Mt. St. Helens erupts

May 18, 1980

By Austin Post, scanned photograph by USGS

Karen and Mark visited the site in June, 1994.

from Wikipedia:

On May 18, 1980, a major volcanic eruption occurred at Mount St. Helens, a volcano located in Skamania County, in the State of Washington. The eruption (a VEI 5 event) was the most significant volcanic eruption to occur in the contiguous 48 U.S. states since the much smaller 1915 eruption of Lassen Peak in California.[1] It has often been declared as the most disastrous volcanic eruption in U.S. history. The eruption was preceded by a two-month series of earthquakes and steam-venting episodes, caused by an injection of magma at shallow depth below the volcano that created a large bulge and a fracture system on the mountain’s north slope.

An earthquake at 8:32:17 a.m. PDT (UTC−7) on Sunday, May 18, 1980, caused the entire weakened north face to slide away, creating the largest landslide ever recorded. This allowed the partly molten, high-pressure gas- and steam-rich rock in the volcano to suddenly explode northwards toward Spirit Lake in a hot mix of lava and pulverized older rock, overtaking the avalanching face.

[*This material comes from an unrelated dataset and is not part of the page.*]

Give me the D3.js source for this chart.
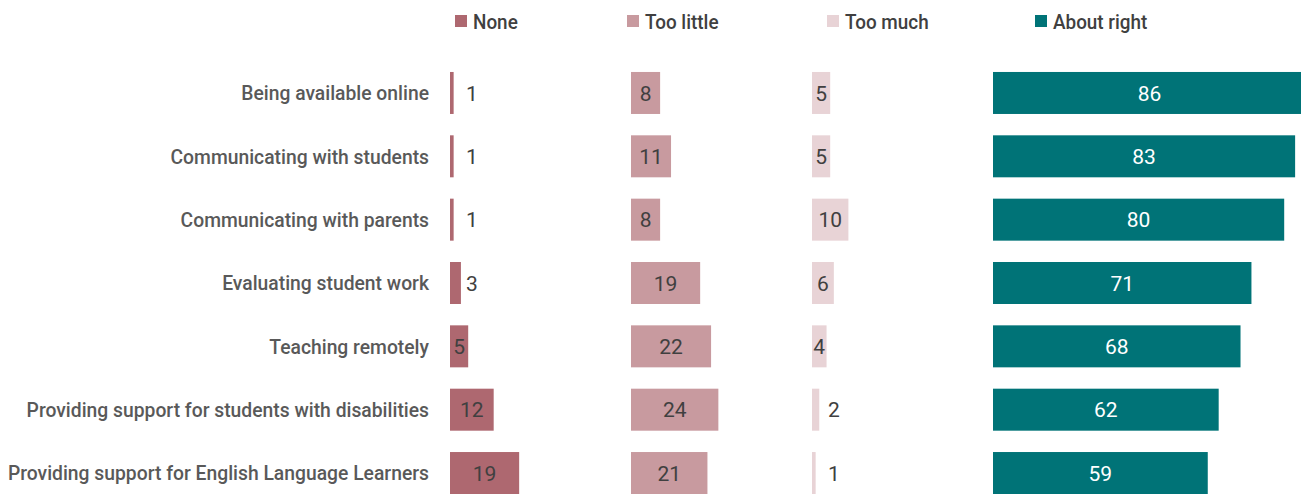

An eruption column rose 80,000 feet (24 km; 15 mi) into the atmosphere and deposited ash in 11 U.S. states.[2] At the same time, snow, ice and several entire glaciers on the volcano melted, forming a series of large lahars (volcanic mudslides) that reached as far as the Columbia River, nearly 50 miles (80 km) to the southwest. Less severe outbursts continued into the next day, only to be followed by other large, but not as destructive, eruptions later that year. Thermal energy released during the eruption was equal to 26 megatons.[3]

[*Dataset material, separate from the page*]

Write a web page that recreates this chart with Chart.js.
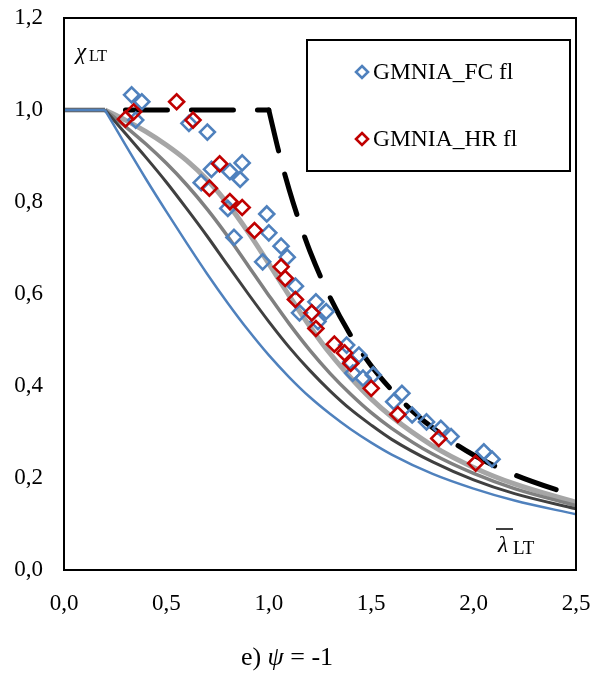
<!DOCTYPE html>
<html>
<head>
<meta charset="utf-8">
<script src="https://cdn.jsdelivr.net/npm/chart.js@4.4.1/dist/chart.umd.min.js"></script>
<style>
  html, body { margin: 0; padding: 0; background: #fff; }
  #wrap { width: 590px; height: 675px; }
</style>
</head>
<body>
<div id="wrap"><canvas id="chart" width="590" height="675"></canvas></div>
<script>
// =========================
// DATA
// =========================
const plateauLambda = [0, 0.2];
const plateauChi = [1.0, 1.0];

const curveLambda = [0.2, 0.3, 0.4, 0.5, 0.6, 0.7, 0.8, 0.9, 1.0, 1.1, 1.2, 1.3, 1.4, 1.5, 1.6, 1.8, 2.0, 2.2, 2.5];
const chiCurveA = [1.0, 0.978, 0.953, 0.924, 0.890, 0.848, 0.796, 0.734, 0.666, 0.596, 0.530, 0.470, 0.418, 0.372, 0.333, 0.270, 0.223, 0.187, 0.147];
const chiCurveB = [1.0, 0.964, 0.926, 0.884, 0.837, 0.784, 0.725, 0.661, 0.597, 0.535, 0.478, 0.427, 0.382, 0.342, 0.308, 0.252, 0.210, 0.177, 0.140];
const chiCurveC = [1.0, 0.949, 0.897, 0.843, 0.785, 0.725, 0.662, 0.600, 0.540, 0.484, 0.434, 0.389, 0.349, 0.315, 0.284, 0.235, 0.196, 0.166, 0.133];
const chiCurveD = [1.0, 0.924, 0.850, 0.779, 0.710, 0.643, 0.580, 0.521, 0.467, 0.419, 0.376, 0.339, 0.306, 0.277, 0.251, 0.209, 0.177, 0.151, 0.121];

const elasticFlatLambda = [0.3, 1.0];
const elasticFlatChi = [1.0, 1.0];
const elasticLambda = [1.0, 1.05, 1.1, 1.15, 1.2, 1.3, 1.4, 1.5, 1.6, 1.7, 1.8, 2.0, 2.2, 2.5];
const elasticChi = [1.0, 0.907, 0.826, 0.756, 0.694, 0.592, 0.510, 0.444, 0.391, 0.346, 0.309, 0.250, 0.207, 0.160];

const fcLambda = [0.33, 0.38, 0.35, 0.61, 0.70, 0.72, 0.81, 0.87, 0.86, 0.67, 0.80, 0.99, 1.00, 0.83, 1.06, 1.09, 0.97, 1.13, 1.23, 1.28, 1.15, 1.24, 1.38, 1.44, 1.41, 1.51, 1.40, 1.46, 1.65, 1.61, 1.70, 1.77, 1.84, 1.89, 2.05, 2.09];
const fcChi = [1.033, 1.018, 0.978, 0.971, 0.952, 0.871, 0.866, 0.885, 0.849, 0.842, 0.786, 0.774, 0.733, 0.723, 0.704, 0.680, 0.670, 0.617, 0.583, 0.562, 0.559, 0.540, 0.489, 0.467, 0.428, 0.424, 0.452, 0.417, 0.384, 0.366, 0.337, 0.322, 0.308, 0.290, 0.257, 0.241];

const hrLambda = [0.55, 0.34, 0.30, 0.63, 0.76, 0.71, 0.81, 0.87, 0.93, 1.06, 1.08, 1.13, 1.21, 1.23, 1.32, 1.37, 1.40, 1.50, 1.63, 1.83, 2.01];
const hrChi = [1.018, 0.996, 0.980, 0.978, 0.883, 0.830, 0.801, 0.788, 0.738, 0.659, 0.634, 0.588, 0.559, 0.525, 0.491, 0.472, 0.449, 0.395, 0.338, 0.286, 0.232];

const xTicks = [0, 0.5, 1.0, 1.5, 2.0, 2.5];
const yTicks = [0, 0.2, 0.4, 0.6, 0.8, 1.0, 1.2];

const legendNames = ["GMNIA_FC fl", "GMNIA_HR fl"];

const BLUE = "#4F81BD";
const RED = "#C00000";
const SERIF = "'Liberation Serif', 'Times New Roman', serif";

const pts = (xs, ys) => xs.map((x, i) => ({ x: x, y: ys[i] }));
const comma = v => Number(v).toFixed(1).replace(".", ",");

// =========================
// CURVES
// =========================
function curve(xs, ys, color, width, order, extra) {
  return Object.assign({
    type: "line",
    data: pts(xs, ys),
    borderColor: color,
    borderWidth: width,
    pointRadius: 0,
    fill: false,
    order: order,
    cubicInterpolationMode: "monotone"
  }, extra || {});
}

const flat = { tension: 0, cubicInterpolationMode: "default" };
const dashed = { borderDash: [42, 24], borderCapStyle: "round" };

const datasets = [
  curve(plateauLambda, plateauChi, "#A6A6A6", 5, 9, flat),
  curve(curveLambda, chiCurveA, "#A6A6A6", 5, 9),
  curve(plateauLambda, plateauChi, "#808080", 3.5, 8, flat),
  curve(curveLambda, chiCurveB, "#808080", 3.5, 8),
  curve(plateauLambda, plateauChi, "#404040", 3, 7, flat),
  curve(curveLambda, chiCurveC, "#404040", 3, 7),
  curve(plateauLambda, plateauChi, BLUE, 2.5, 6, flat),
  curve(curveLambda, chiCurveD, BLUE, 2.5, 6),
  curve(elasticFlatLambda, elasticFlatChi, "#000", 5, 5, Object.assign({}, flat, dashed)),
  curve(elasticLambda, elasticChi, "#000", 5, 5, dashed),
  {
    type: "scatter",
    label: legendNames[0],
    data: pts(fcLambda, fcChi),
    pointStyle: "rectRot",
    pointRadius: 7.5,
    pointBorderWidth: 2.6,
    pointBorderColor: BLUE,
    pointBackgroundColor: "rgba(0,0,0,0)",
    order: 2
  },
  {
    type: "scatter",
    label: legendNames[1],
    data: pts(hrLambda, hrChi),
    pointStyle: "rectRot",
    pointRadius: 7.5,
    pointBorderWidth: 2.6,
    pointBorderColor: RED,
    pointBackgroundColor: "rgba(0,0,0,0)",
    order: 1
  }
];

// =========================
// DECORATION (box, legend, labels)
// =========================
const decor = {
  id: "decor",
  afterDraw(chart) {
    const c = chart.ctx;
    const a = chart.chartArea;
    c.save();

    // plot frame
    c.strokeStyle = "#000";
    c.lineWidth = 2;
    c.strokeRect(a.left, a.top, a.right - a.left, a.bottom - a.top);

    // legend
    c.fillStyle = "#fff";
    c.fillRect(307, 40, 263, 131);
    c.strokeRect(307, 40, 263, 131);
    const rows = [[BLUE, 72], [RED, 139]];
    rows.forEach((r, i) => {
      c.strokeStyle = r[0];
      c.lineWidth = 2.6;
      c.beginPath();
      c.moveTo(362, r[1] - 6);
      c.lineTo(368, r[1]);
      c.lineTo(362, r[1] + 6);
      c.lineTo(356, r[1]);
      c.closePath();
      c.stroke();
      c.fillStyle = "#000";
      c.font = "23.5px " + SERIF;
      c.textBaseline = "middle";
      c.textAlign = "left";
      c.fillText(legendNames[i], 373, r[1] + 1);
    });

    // y axis label
    c.fillStyle = "#000";
    c.textBaseline = "alphabetic";
    c.font = "italic 23px " + SERIF;
    c.fillText("\u03C7", 76, 59);
    c.font = "16px " + SERIF;
    c.fillText("LT", 89, 61);

    // x axis label
    c.font = "italic 23px " + SERIF;
    c.fillText("\u03BB", 498, 552);
    c.lineWidth = 1.5;
    c.strokeStyle = "#000";
    c.beginPath();
    c.moveTo(496, 529);
    c.lineTo(513, 529);
    c.stroke();
    c.font = "19px " + SERIF;
    c.fillText("LT", 513, 554);

    // caption
    const parts = [["e) ", ""], ["\u03C8", "italic "], [" = -1", ""]];
    let w = 0;
    parts.forEach(p => { c.font = p[1] + "26px " + SERIF; w += c.measureText(p[0]).width; });
    let x = 287 - w / 2;
    parts.forEach(p => {
      c.font = p[1] + "26px " + SERIF;
      c.fillText(p[0], x, 665);
      x += c.measureText(p[0]).width;
    });

    c.restore();
  }
};

// =========================
// CHART
// =========================
new Chart(document.getElementById("chart"), {
  type: "scatter",
  data: { datasets: datasets },
  options: {
    responsive: false,
    animation: false,
    layout: { padding: { top: 18, right: 14, bottom: 0, left: 0 } },
    plugins: {
      legend: { display: false },
      tooltip: { enabled: false }
    },
    scales: {
      x: {
        type: "linear",
        min: 0,
        max: 2.5,
        afterFit: s => { s.height = 105; s.paddingLeft = 0; s.paddingRight = 0; },
        afterBuildTicks: s => { s.ticks = xTicks.map(v => ({ value: v })); },
        grid: { display: false, drawTicks: false },
        border: { display: false },
        ticks: {
          padding: 20,
          color: "#000",
          font: { family: SERIF, size: 23 },
          maxRotation: 0,
          callback: v => comma(v)
        }
      },
      y: {
        type: "linear",
        min: 0,
        max: 1.2,
        afterFit: s => { s.width = 64; s.paddingTop = 0; s.paddingBottom = 0; },
        afterBuildTicks: s => { s.ticks = yTicks.map(v => ({ value: v })); },
        grid: { display: false, drawTicks: false },
        border: { display: false },
        ticks: {
          padding: 21,
          color: "#000",
          font: { family: SERIF, size: 23 },
          callback: v => comma(v)
        }
      }
    }
  },
  plugins: [decor]
});
</script>
</body>
</html>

Approximately 57 people were killed directly, including innkeeper Harry R. Truman, photographers Reid Blackburn and Robert Landsburg, and geologist David A. Johnston.[4] Hundreds of square miles were reduced to wasteland, causing over 1 billion U.S. dollars in damage (equivalent to over $3 billion as of 2018), thousands of animals were killed, and Mount St. Helens was left with a crater on its north side. At the time of the eruption, the summit of the volcano was owned by the Burlington Northern Railroad, but afterward the land passed to the United States Forest Service.[5] The area was later preserved, as it was, in the Mount St. Helens National Volcanic Monument.